Homework 2: Anchored Global Sequence Alignment Solution

Instructions




Please turn this assignment in on the course web page.



There are multiple files to turn in. All text and code should be placed into a single folder with a name like ​lastname_exerciseXX​. The folder should then be compressed and submitted as a single archive (.zip or .tgz)



You must do this work on your own, although you are encouraged to have general discussions with other students. The work you turn in must be your own. Your code will be checked for overlap and for surprising idiosyncrasies in common with other submissions.



Please write the names of all students with whom you discussed the assignment at the top of your code.



Please include copious comments in your code. Full credit will only be given for code that is fully commented, meaning that every line that is not completely obvious needs a comment. Partial credit may be given for broken/non-functioning code if the code is well-commented.

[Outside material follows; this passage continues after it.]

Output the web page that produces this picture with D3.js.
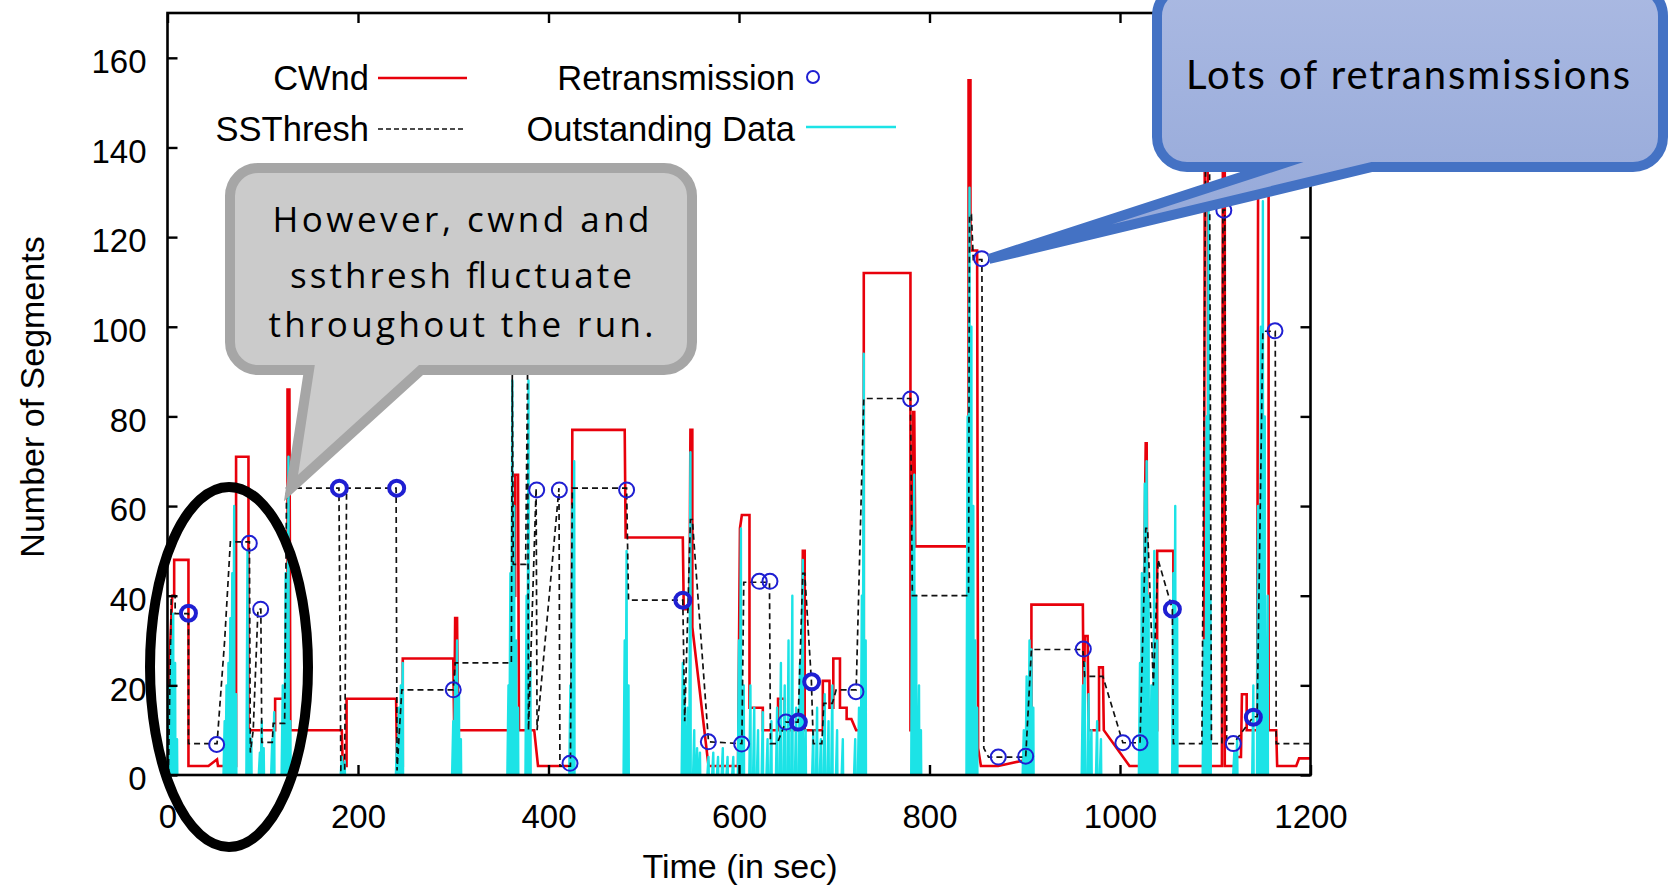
<!DOCTYPE html>
<html><head><meta charset="utf-8">
<script src="https://cdn.jsdelivr.net/npm/d3@7"></script>
<style>html,body{margin:0;padding:0;background:#fff;}svg{display:block;}</style>
</head><body>
<svg id="chart" width="1673" height="886"></svg>
<script>
// ---- TCP trace: congestion window (segments) over time (s) ----
const cwndTime  = [0,2,5,7,7,22,22,43,52,53,72,72,85,85,113,113,122,122,126,126,128,129,183,184,188,188,240,241,247,247,300,301,302,304,305,360,362,365,365,368,369,385,389,424,425,480,481,541,542,548,549,551,551,568,599,601,603,611,611,625,625,641,641,648,648,666,667,669,669,688,688,695,695,699,699,706,706,713,713,718,723,731,731,780,780,782,783,784,785,841,841,843,843,850,851,854,872,900,907,907,961,962,963,966,967,978,978,982,983,1010,1021,1024,1027,1028,1029,1039,1039,1056,1056,1088,1089,1092,1093,1107,1108,1110,1110,1120,1121,1127,1128,1133,1133,1144,1145,1156,1156,1164,1165,1185,1188,1200];
const cwndValue = [1,25,40,40,48,48,2,2,3.5,2,2,71,71,10,10,17,17,11.5,11.5,86,86,10,10,2,2,17,17,2,2,26,26,10,35,35,10,10,40,40,67,67,10,10,2,2,77,77,53,53,37,37,77,77,33,2,2,55,58,58,15,15,10,10,17,17,10,10,50,50,10,10,21,21,15,15,26,26,15,15,12.5,12.5,10,10,112,112,10,10,81,81,51,51,155,155,117,117,6,2,2,3.3,3.3,38,38,10,31,31,10,10,24,24,10,2,2,20,74,74,10,10,50,50,2,2,140,140,2,2,140,140,2,2,4,4,18,18,10,10,135,135,10,10,2,2,3.7,3.7];

// ---- slow-start threshold ----
const ssTime  = [1,4,8,8,22,22,52,60,66,86,87,90,95,98,99,110,111,123,125,180,182,186,188,240,241,246,300,302,361,362,363,376,378,379,387,388,411,412,423,425,482,484,541,543,549,551,568,603,605,632,633,640,649,662,667,669,676,678,687,689,698,702,723,731,780,782,841,842,844,846,855,857,862,901,907,961,963,982,1003,1021,1027,1029,1035,1040,1055,1056,1086,1090,1094,1096,1107,1108,1110,1112,1119,1140,1144,1150,1163,1164,1200];
const ssValue = [0,40,40,36,36,7,7,30,52,52,5,10,37,37,7.3,7.3,11.5,11.5,64,64,1,1,64,64,1,19,19,25,25,90,47,47,90,10,64,10,64,2,2,64,64,39,39,12,57,57,7.4,7,43,43,7,7,11.8,11.8,45,45,21,7,7,16,16,19,19,84,84,40,40,125,125,115,115,6,4,4,28,28,22,22,7.2,7.2,55,55,20,48,37,7,7,140,140,7,7,126,126,7,7,13,13,99,99,7,7];

// ---- retransmission events (time, segments, overlapping count) ----
const retxTime  = [22,51.6,85.9,97.8,180.4,240.6,300,387.6,411.4,422.6,482,541,567.8,602.8,621.3,632.5,649.3,662.3,676.3,722.8,780.2,854.8,872.2,901,961.5,1003,1021,1055,1109,1119,1140,1162.7];
const retxValue = [36.1,6.8,51.7,37,64,64,19,63.6,63.6,2.6,63.6,39,7.4,6.9,43.2,43.2,11.8,11.8,20.8,18.6,83.9,115.2,4,4.2,28.1,7.2,7.2,37,126,7,12.9,99.1];
const retxCount = [3,1,1,1,3,3,1,1,1,1,1,3,1,1,1,1,1,3,3,1,1,1,1,1,1,1,1,3,1,1,3,1];

// ---- outstanding data bursts: peak time and peak segments ----
const outTime  = [2,4,6,8,10, 60,62,64,66,68,70,72, 84,86,88, 97,99,101, 110,112, 121,124,127,129, 183,186, 241,243,245,247, 300,302,304,306,308, 358,360,362,364,366,368, 377,379,381, 423,425,427, 480,482,484, 541,543,546,549,553,556,559, 568,573,578,583,588,594, 600,602,605, 612,616,620,625,630,634, 640,644,648,652,656,660,664,667,670, 678,682,686,690,694,698,703,709, 722,726,729,731,733, 782,784,786,789,791, 840,842,844,846,848,850, 899,902,905,907,909, 961,963,967,970,976,980, 1021,1023,1026,1028,1030,1033,1036,1039, 1056,1058,1060, 1088,1091,1093,1095, 1120,1123, 1140,1145,1148,1150,1152,1155];
const outValue = [20,30,36,25,8, 12,20,25,35,45,60,18, 50,10,8, 5,12,6, 8,14, 20,45,71,12, 4,3, 8,15,20,25, 12,22,30,18,8, 20,45,88,60,30,15, 40,88,25, 20,60,70, 30,50,20, 25,20,15,72,10,6,5, 4,5,4,6,4,4, 30,55,20, 20,15,10,14,8,12, 15,25,20,30,40,15,25,48,10, 10,15,8,18,12,20,10,8, 8,15,40,94,30, 55,67,40,20,10, 80,131,100,60,30,15, 10,22,30,28,15, 20,25,18,10,12,8, 25,45,65,70,40,20,50,30, 45,60,35, 30,80,126,40, 5,8, 20,60,100,128,80,40];

// ---- axes ----
const xTicks = [0,200,400,600,800,1000,1200];
const yTicks = [0,20,40,60,80,100,120,140,160];

const svg = d3.select("#chart");
const x = d3.scaleLinear().domain([0,1200]).range([167.5,1310.5]);
const y = d3.scaleLinear().domain([0,170]).range([775,13]);
const FONT = "'Liberation Sans', Arial, Helvetica, sans-serif";

const defs = svg.append("defs");
defs.append("clipPath").attr("id","plotArea").append("rect")
  .attr("x",x(0)).attr("y",y(170)).attr("width",x(1200)-x(0)).attr("height",y(0)-y(170));
const grad = defs.append("linearGradient").attr("id","blueFill").attr("x1",0).attr("y1",0).attr("x2",0).attr("y2",1);
grad.append("stop").attr("offset","0%").attr("stop-color","#aab9e2");
grad.append("stop").attr("offset","100%").attr("stop-color","#93a7d8");

const line = d3.line().x(d=>x(d[0])).y(d=>y(d[1]));
const plot = svg.append("g").attr("clip-path","url(#plotArea)");

// congestion window
plot.append("path").datum(d3.zip(cwndTime,cwndValue)).attr("d",line)
  .attr("fill","none").attr("stroke","#e8000b").attr("stroke-width",2.6);

// outstanding data: each burst ramps up and collapses back to zero
plot.append("path")
  .attr("d", outTime.map((t,i)=>line([[t-1.2,0],[t,outValue[i]],[t+0.3,0]])).join(""))
  .attr("fill","none").attr("stroke","#1ce3e6").attr("stroke-width",2.4).attr("stroke-linejoin","round");

// slow-start threshold
plot.append("path").datum(d3.zip(ssTime,ssValue)).attr("d",line)
  .attr("fill","none").attr("stroke","#111").attr("stroke-width",1.7).attr("stroke-dasharray","6,4");

// retransmissions
plot.selectAll("circle.retx").data(d3.range(retxTime.length)).join("circle")
  .attr("class","retx")
  .attr("cx",i=>x(retxTime[i])).attr("cy",i=>y(retxValue[i])).attr("r",7.5)
  .attr("fill","none").attr("stroke","#1f1fd2").attr("stroke-width",i=>retxCount[i]>1?4:2);

// frame with mirrored inward ticks
function styleAxis(g){
  g.select(".domain").remove();
  g.selectAll(".tick line").attr("stroke","#000").attr("stroke-width",2.4);
  g.selectAll("text").attr("font-family",FONT).attr("font-size",33).attr("fill","#000");
}
svg.append("g").attr("transform",`translate(${x(0)},0)`)
  .call(d3.axisLeft(y).tickValues(yTicks).tickSize(-10).tickPadding(21).tickFormat(d3.format("d")))
  .call(styleAxis).call(g=>g.selectAll("text").attr("dy","0.45em"));
svg.append("g").attr("transform",`translate(${x(1200)},0)`)
  .call(d3.axisRight(y).tickValues(yTicks).tickSize(-10).tickFormat("")).call(styleAxis);
svg.append("g").attr("transform",`translate(0,${y(0)})`)
  .call(d3.axisBottom(x).tickValues(xTicks).tickSize(-10).tickPadding(30).tickFormat(d3.format("d"))).call(styleAxis);
svg.append("g").attr("transform",`translate(0,${y(170)})`)
  .call(d3.axisTop(x).tickValues(xTicks).tickSize(-10).tickFormat("")).call(styleAxis);
svg.append("rect").attr("x",x(0)).attr("y",y(170)).attr("width",x(1200)-x(0)).attr("height",y(0)-y(170))
  .attr("fill","none").attr("stroke","#000").attr("stroke-width",2.6);

// axis titles
svg.append("text").attr("x",740).attr("y",878).attr("text-anchor","middle")
  .attr("font-family",FONT).attr("font-size",34).text("Time (in sec)");
svg.append("text").attr("transform","translate(44,397) rotate(-90)").attr("text-anchor","middle")
  .attr("font-family",FONT).attr("font-size",34).text("Number of Segments");

// legend
const leg = svg.append("g").attr("font-family",FONT).attr("font-size",34.5).attr("text-anchor","end");
leg.append("text").attr("x",369).attr("y",90).text("CWnd");
leg.append("line").attr("x1",378).attr("x2",467).attr("y1",78).attr("y2",78).attr("stroke","#e8000b").attr("stroke-width",2.6);
leg.append("text").attr("x",369).attr("y",141).text("SSThresh");
leg.append("line").attr("x1",378).attr("x2",464).attr("y1",129).attr("y2",129).attr("stroke","#111").attr("stroke-width",1.5).attr("stroke-dasharray","5,3");
leg.append("text").attr("x",795).attr("y",90).text("Retransmission");
leg.append("circle").attr("cx",813).attr("cy",77).attr("r",6).attr("fill","none").attr("stroke","#1f1fd2").attr("stroke-width",2);
leg.append("text").attr("x",795).attr("y",141).text("Outstanding Data");
leg.append("line").attr("x1",806).attr("x2",896).attr("y1",127).attr("y2",127).attr("stroke","#1ce3e6").attr("stroke-width",2.6);

// speech-bubble outline: rounded box with a pointer leaving its bottom edge
function bubble(x0,y0,x1,y1,r,baseL,baseR,tip){
  const p = d3.path();
  p.moveTo(x0+r,y0);
  p.lineTo(x1-r,y0); p.arcTo(x1,y0,x1,y0+r,r);
  p.lineTo(x1,y1-r); p.arcTo(x1,y1,x1-r,y1,r);
  p.lineTo(baseR,y1); p.lineTo(tip[0],tip[1]); p.lineTo(baseL,y1);
  p.lineTo(x0+r,y1); p.arcTo(x0,y1,x0,y1-r,r);
  p.lineTo(x0,y0+r); p.arcTo(x0,y0,x0+r,y0,r);
  p.closePath();
  return p.toString();
}

svg.append("path").attr("d",bubble(230,168,692,370,28,309,421,[291,488]))
  .attr("fill","#cbcbcb").attr("stroke","#a6a6a6").attr("stroke-width",10).attr("stroke-linejoin","miter").attr("stroke-miterlimit",10);
const grayLines = [["However, cwnd and",232,377],["ssthresh fluctuate",288,342],["throughout the run.",337,385]];
svg.append("g").selectAll("text").data(grayLines).join("text")
  .attr("x",461).attr("y",d=>d[1]).attr("text-anchor","middle")
  .attr("font-family","'Open Sans', sans-serif").attr("font-size",35).attr("fill","#000")
  .attr("textLength",d=>d[2]).attr("lengthAdjust","spacing").text(d=>d[0]);

svg.append("path").attr("d",bubble(1157,-14,1663,167,30,1272,1372,[989,259]))
  .attr("fill","url(#blueFill)").attr("stroke","#4472c4").attr("stroke-width",10).attr("stroke-linejoin","miter").attr("stroke-miterlimit",10);
svg.append("text").attr("x",1186).attr("y",89)
  .attr("font-family","Lato, 'Open Sans', sans-serif").attr("font-size",40).attr("fill","#000")
  .attr("textLength",444).attr("lengthAdjust","spacing").text("Lots of retransmissions");

// highlight ring around the start of the run
svg.append("ellipse").attr("cx",229).attr("cy",667).attr("rx",79).attr("ry",180)
  .attr("fill","none").attr("stroke","#000").attr("stroke-width",10);
</script>
</body></html>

You may use any programming language you wish.






Background




This homework assignment is implementation of an anchored version of the standard Needleman-Wunsch algorithm and application of the algorithm to align PAX and HOX proteins from human and fruit fly. The anchored global sequence alignment assumes known matched regions between two sequences and applies Needleman-Wunsch algorithm to align the unaligned regions between the matched ones. Implement the anchored global sequence alignment algorithm and align the given sequences. (Hint: write Needleman-Wunsch first -- then the anchored algorithm is very simple extension of the Needleman-Wunsch algorithm and you only need to implement a wrapper function that calls your other function).




Dataset




Download and extract the folder containing the sequences: https://www.dropbox.com/s/clbbgkq0tem66fj/Homework2-sequences.zip?dl=1​. For the matches files, i.e. "Match_HOX.txt" and "Match_PAX.txt", the first 2 columns represent the start and end positions of matched regions for the human sequence, whereas the last 2 columns represent the start and end positions of the matched regions for the fruit fly sequence.




Input and Output Format:




You can hardcode your substitution matrix and gap penalty values (-3 for mismatches, 1 for a match, -2 for a gap; ignore the affine gaps). The command line for calling your program should be of the form: programname seq1.fasta seq2.fasta [matches.txt]​. Note that [matches.txt] means the third file is optional. If the matches.txt is not provided, your program should run standard Needleman-Wunsch. Output should be both the alignment score for this pair of sequences and the actual alignment itself printed

with gaps. You may also use command-line flags to label your parameters, e.g. ​python programname.py -q eq1.fasta -r seq2.fasta [-m matches.txt]​.




Treat any special characters the same as the ones in alphabet, i.e. use the same match and mismatch costs.







Tasks




(25 points) : Implement the Needleman-Wunsch algorithm (don't forget your comments).



(25 points) : Based on your Needleman-Wunsch algorithm to implement the anchored version (don't forget your comments).



(25 points) : Use your algorithm to align the provided two pairs of sequences. Report the alignment and the alignment score.



(25 points) : For both pairs of sequences, permute the amino acids in the sequences (use random library in your chosen language) and repeat the alignment 10,000 times. Report the distribution with a histogram of the random alignment score and mark the alignment score of the original sequences. Do this only for the non-anchored version.



(5 bonus points) : You are required to align Titin human sequence and Titin mouse sequence using anchored version you implemented in part 2. Titin is the largest known protein; its human variant consists of 34,350 amino acids, and its mouse homologue is even larger, comprising 35,213 amino acids. Hence, global alignment of these two sequences using Needleman-Wunsch will take very long time and use a lot of memory. However, using anchored-alignment approach will significantly improve the performance. Download and extract the bonus folder (​https://www.dropbox.com/s/50fx4ovd3zoeps9/Homework2-bonus-TITIN-sequences.zip?dl=1​) to get the Titin human sequence ("TITIN_Human.fa"), Titin mouse sequence ("TITIN_Mouse.fa"), and a match file "TITIN_Match.txt", in which the first 2 columns represent the start and end positions of matched regions for the human sequence, and the last 2 columns represent the start and end positions of the matched regions for the mouse sequence. Report the alignment and alignment score.



Deliverables




Source file (your code). Please note in your code the names of the people who worked on it.



Readme file (text). The readme file should contain instructions on how to compile and run the program.



Alignment results in a single file (text).



A pdf file giving the plots of the permuted and observed alignment scores in task 4.